ProteinMPNN¶

Designs protein sequences for given 3D backbone structures using ProteinMPNN. Supports CA-only parsing, soluble-only weights, temperature-controlled sampling, residue omission, chain-specific design, batching, and multiple model variants. Returns all generated sequences and the top-scoring subset as FASTA.

Usage¶

Use this node to generate and rank amino acid sequences compatible with input protein structures. Provide one or more PDB structures, choose the ProteinMPNN model and options (e.g., sampling temperatures, omit residues, chains to design), then integrate the output FASTA into downstream evaluation or structure prediction workflows.

Inputs¶

Field	Required	Type	Description	Example
pdb	True	PDB	Protein backbone structures to design sequences against. Typically a collection mapping structure names to PDB-formatted text.	{'my_protein_A.pdb': 'ATOM ...', 'complex_AB.pdb': 'ATOM ...'}
ca_only	True	BOOLEAN	If true, parse CA-only structures and use CA-only models.	False
model_name	True	v_48_002 \\| v_48_010 \\| v_48_020 \\| v_48_030	ProteinMPNN model variant to use.	v_48_020
use_soluble_model	True	BOOLEAN	If true, use weights trained on soluble proteins only.	False
backbone_noise	True	FLOAT	Standard deviation of Gaussian noise added to backbone atoms to increase sequence diversity (0.0–1.0).	0.1
num_seq_per_target	True	INT	How many sequences to generate per input structure.	10
num_best_seq_per_target	True	INT	How many top-scoring sequences to select per input after generation. Must be <= num_seq_per_target.	1
batch_size	True	INT	Batch size for generation. Reduce if you encounter GPU memory limits.	1
max_length	True	INT	Maximum total sequence length allowed.	200000
sampling_temp	True	STRING	Comma-separated list of temperatures controlling sampling diversity (e.g., 0.2,0.25,0.5). Higher values increase diversity.	0.1,0.15,0.2,0.25,0.3
omit_amino_acids	True	STRING	Comma-separated list of one-letter amino acid codes to exclude from generation.	C,M,W
chains_to_design	True	STRING	Comma-separated list of chain identifiers to design. Leave empty to design all chains.	A,B
seed	True	INT	Base random seed for reproducibility.	42
mode	True	MOCK \\| PROD \\| TEST	Execution mode.

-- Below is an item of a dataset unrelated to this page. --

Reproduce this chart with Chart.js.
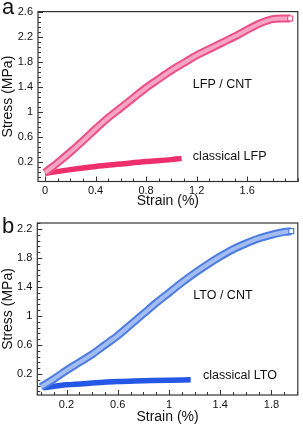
<!DOCTYPE html>
<html>
<head>
<meta charset="utf-8">
<script src="https://cdn.jsdelivr.net/npm/chart.js@4.4.0/dist/chart.umd.min.js"></script>
<style>
    body { margin: 0; background: #fff; width: 303px; height: 426px; position: relative; overflow: hidden; font-family: 'Liberation Sans', Arial, sans-serif; }
    .panel { position: absolute; left: 0; width: 303px; }
    .letra { position: absolute; left: 2px; font-size: 22px; line-height: 1; color: #111; }
</style>
</head>
<body>
<div class="panel" style="top:0;height:210px"><canvas id="graficoA" width="303" height="210"></canvas></div>
<div class="panel" style="top:210px;height:216px"><canvas id="graficoB" width="303" height="216"></canvas></div>
<span class="letra" style="top:-4px">a</span>
<span class="letra" style="top:215px">b</span>
<script>
// ===== PANEL A: LFP =====
var lfpCntStrain = [0, 0.05, 0.1, 0.2, 0.3, 0.4, 0.5, 0.6, 0.7, 0.8, 0.9, 1.0, 1.1, 1.2, 1.3, 1.4, 1.5, 1.6, 1.7, 1.75, 1.8, 1.87, 1.94];
var lfpCntStress = [0.02, 0.1, 0.18, 0.35, 0.53, 0.72, 0.9, 1.06, 1.22, 1.38, 1.52, 1.66, 1.78, 1.9, 2.0, 2.1, 2.2, 2.31, 2.41, 2.45, 2.48, 2.49, 2.49];
var lfpClasStrain = [0, 0.2, 0.4, 0.6, 0.8, 1.0, 1.08];
var lfpClasStress = [0.01, 0.07, 0.12, 0.16, 0.2, 0.23, 0.25];
var ticksXA = [0, 0.4, 0.8, 1.2, 1.6];
var ticksYA = [0.2, 0.6, 1, 1.4, 1.8, 2.2, 2.6];

// ===== PANEL B: LTO =====
var ltoCntStrain = [0, 0.1, 0.2, 0.3, 0.4, 0.5, 0.6, 0.7, 0.8, 0.9, 1.0, 1.1, 1.2, 1.3, 1.4, 1.5, 1.6, 1.7, 1.8, 1.9, 1.955];
var ltoCntStress = [0.02, 0.13, 0.25, 0.36, 0.47, 0.6, 0.73, 0.88, 1.03, 1.18, 1.32, 1.46, 1.59, 1.71, 1.82, 1.92, 2.0, 2.07, 2.12, 2.16, 2.17];
var ltoClasStrain = [0.02, 0.2, 0.4, 0.6, 0.8, 1.0, 1.17];
var ltoClasStress = [0.01, 0.05, 0.075, 0.095, 0.105, 0.115, 0.12];
var ticksXB = [0.2, 0.6, 1, 1.4, 1.8];
var ticksYB = [0.2, 0.6, 1, 1.4, 1.8, 2.2];

var FUENTE = "'Liberation Sans', Arial, sans-serif";

function puntos(xs, ys) {
    return xs.map(function (x, i) { return { x: x, y: ys[i] }; });
}

function etiqueta(v) {
    return String(+Number(v).toFixed(1));
}

// marco + ticks hacia adentro + textos
var marcoPlugin = {
    id: 'marco',
    afterDatasetsDraw: function (chart, args, opts) {
        var ctx = chart.ctx;
        var a = chart.chartArea;
        var sx = chart.scales.x, sy = chart.scales.y;
        ctx.save();
        ctx.strokeStyle = '#333';
        ctx.lineWidth = 1.2;
        ctx.strokeRect(a.left, a.top, a.right - a.left, a.bottom - a.top);
        ctx.lineWidth = 1;
        ctx.beginPath();
        for (var v = opts.xMin; v <= sx.max + 1e-9; v += 0.1) {
            var px = Math.round(sx.getPixelForValue(v)) + 0.5;
            var mayor = opts.xTicks.some(function (t) { return Math.abs(t - v) < 1e-6; });
            ctx.moveTo(px, a.bottom);
            ctx.lineTo(px, a.bottom - (mayor ? 5 : 3));
        }
        for (var w = opts.yMin; w <= sy.max + 1e-9; w += 0.08) {
            var py = Math.round(sy.getPixelForValue(w)) + 0.5;
            var mayorY = opts.yTicks.some(function (t) { return Math.abs(t - w) < 1e-6; });
            ctx.moveTo(a.left, py);
            ctx.lineTo(a.left + (mayorY ? 5 : 3), py);
        }
        ctx.stroke();
        ctx.fillStyle = '#111';
        ctx.font = '12.5px ' + FUENTE;
        ctx.textBaseline = 'middle';
        ctx.textAlign = 'left';
        opts.textos.forEach(function (t) {
            ctx.fillText(t.texto, sx.getPixelForValue(t.x), sy.getPixelForValue(t.y));
        });
        ctx.restore();
    }
};

function crearGrafico(id, cfg) {
    var ctx = document.getElementById(id).getContext('2d');
    var n = cfg.cntX.length;
    var radios = cfg.cntX.map(function (x, i) { return i === n - 1 ? 3.5 : 0; });
    return new Chart(ctx, {
        type: 'line',
        data: {
            datasets: [{
                data: puntos(cfg.cntX, cfg.cntY),
                borderColor: cfg.claro,
                borderWidth: 4,
                pointRadius: radios,
                pointStyle: 'rect',
                pointBackgroundColor: '#fff',
                pointBorderColor: cfg.borde,
                pointBorderWidth: 1.2,
                cubicInterpolationMode: 'monotone',
                order: 0
            }, {
                data: puntos(cfg.cntX, cfg.cntY),
                borderColor: cfg.borde,
                borderWidth: 8,
                pointRadius: 0,
                cubicInterpolationMode: 'monotone',
                order: 1
            }, {
                data: puntos(cfg.clasX, cfg.clasY),
                borderColor: cfg.solido,
                borderWidth: 5.5,
                pointRadius: 0,
                cubicInterpolationMode: 'monotone',
                order: 2
            }]
        },
        options: {
            responsive: false,
            animation: false,
            layout: { padding: cfg.padding },
            plugins: {
                legend: { display: false },
                tooltip: { enabled: false },
                marco: { xTicks: cfg.xTicks, yTicks: cfg.yTicks, xMin: cfg.xMinorStart, yMin: cfg.yMinorStart, textos: cfg.textos }
            },
            scales: {
                x: {
                    type: 'linear',
                    min: cfg.xRange[0],
                    max: cfg.xRange[1],
                    grid: { display: false, drawTicks: false },
                    border: { display: false },
                    afterBuildTicks: function (s) { s.ticks = cfg.xTicks.map(function (v) { return { value: v }; }); },
                    afterFit: function (s) { s.height = cfg.altoX; },
                    ticks: {
                        autoSkip: false, maxRotation: 0, padding: cfg.padTickX, color: '#111',
                        font: { family: FUENTE, size: 11 },
                        callback: etiqueta
                    },
                    title: {
                        display: true, text: 'Strain (%)', color: '#111', padding: { top: 0, bottom: cfg.padTitulo },
                        font: { family: FUENTE, size: 14 }
                    }
                },
                y: {
                    type: 'linear',
                    min: cfg.yRange[0],
                    max: cfg.yRange[1],
                    grid: { display: false, drawTicks: false },
                    border: { display: false },
                    afterBuildTicks: function (s) { s.ticks = cfg.yTicks.map(function (v) { return { value: v }; }); },
                    afterFit: function (s) { s.width = cfg.anchoY; },
                    ticks: {
                        autoSkip: false, padding: 5, color: '#111',
                        font: { family: FUENTE, size: 11 },
                        callback: etiqueta
                    },
                    title: {
                        display: true, text: 'Stress (MPa)', color: '#111', padding: 0,
                        font: { family: FUENTE, size: 14 }
                    }
                }
            }
        },
        plugins: [marcoPlugin]
    });
}

// GRAFICO A - LFP
crearGrafico('graficoA', {
    cntX: lfpCntStrain, cntY: lfpCntStress, clasX: lfpClasStrain, clasY: lfpClasStress,
    xTicks: ticksXA, yTicks: ticksYA,
    xRange: [-0.055, 2.0], yRange: [-0.12, 2.6],
    xMinorStart: 0, yMinorStart: -0.04,
    padding: { top: 7, right: 3, left: 0, bottom: 0 },
    anchoY: 38, altoX: 28.5, padTickX: 2.5, padTitulo: 0,
    claro: '#f7a6c2', borde: '#ec4f86', solido: '#ef2f6c',
    textos: [{ texto: 'LFP / CNT', x: 1.17, y: 1.44 }, { texto: 'classical LFP', x: 1.17, y: 0.28 }]
});

// GRAFICO B - LTO
crearGrafico('graficoB', {
    cntX: ltoCntStrain, cntY: ltoCntStress, clasX: ltoClasStrain, clasY: ltoClasStress,
    xTicks: ticksXB, yTicks: ticksYB,
    xRange: [-0.028, 2.006], yRange: [-0.09, 2.283],
    xMinorStart: 0, yMinorStart: -0.04,
    padding: { top: 13, right: 4, left: 0, bottom: 0 },
    anchoY: 37.3, altoX: 31, padTickX: 3, padTitulo: 0,
    claro: '#a3bdf3', borde: '#4c7be2', solido: '#2457e6',
    textos: [{ texto: 'LTO / CNT', x: 1.19, y: 1.28 }, { texto: 'classical LTO', x: 1.266, y: 0.176 }]
});
</script>
</body>
</html>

MOCK returns predefined sequences for quick demos, TEST minimizes generation for speed, PROD runs full generation.	PROD

Outputs¶

Field	Type	Description	Example
seqs.fasta	FASTA	All generated sequences across temperatures and samples in FASTA format.	>my_protein_A_0 ACDEFGHIK... >my_protein_A_1 ...
best_seqs.fasta	FASTA	Top-scoring subset of generated sequences per input structure in FASTA format.	>my_protein_A_best_0 ACDEFGHIK...

Important Notes¶

CA-only and soluble-only configurations cannot be used together. Set either ca_only or use_soluble_model to false.
The model v_48_030 is not available for CA-only. If ca_only is true, choose another model.
num_best_seq_per_target must be less than or equal to num_seq_per_target.
In TEST mode, num_seq_per_target is forced to 1 to speed up runs.
sampling_temp, omit_amino_acids, and chains_to_design accept comma-separated inputs; they are internally normalized for the service.
Timeout scales with the number of input structures; very large batches or long sequences can require more time.
Batch size influences memory usage; lower it if encountering resource limits.

Troubleshooting¶

Error: CA-SolubleMPNN model is not available yet. Set either ca_only or use_soluble_model to False. Fix by disabling one of the two options.
Error: CA-v_48_030 model is not available yet. Set ca_only to False or pick another model_name. Fix by selecting v_48_002, v_48_010, or v_48_020.
Error: Expected num_best_seq_per_target <= num_seq_per_target. Fix by reducing num_best_seq_per_target or increasing num_seq_per_target.
Generated sequences seem sparse or identical: increase sampling_temp values or backbone_noise to boost diversity.
Out-of-memory or long runtimes: reduce batch_size, decrease num_seq_per_target, or limit max_length.
Unexpected or invalid list inputs: ensure sampling_temp, omit_amino_acids, and chains_to_design are comma-separated without extra spaces; e.g., 0.1,0.2 or A,B.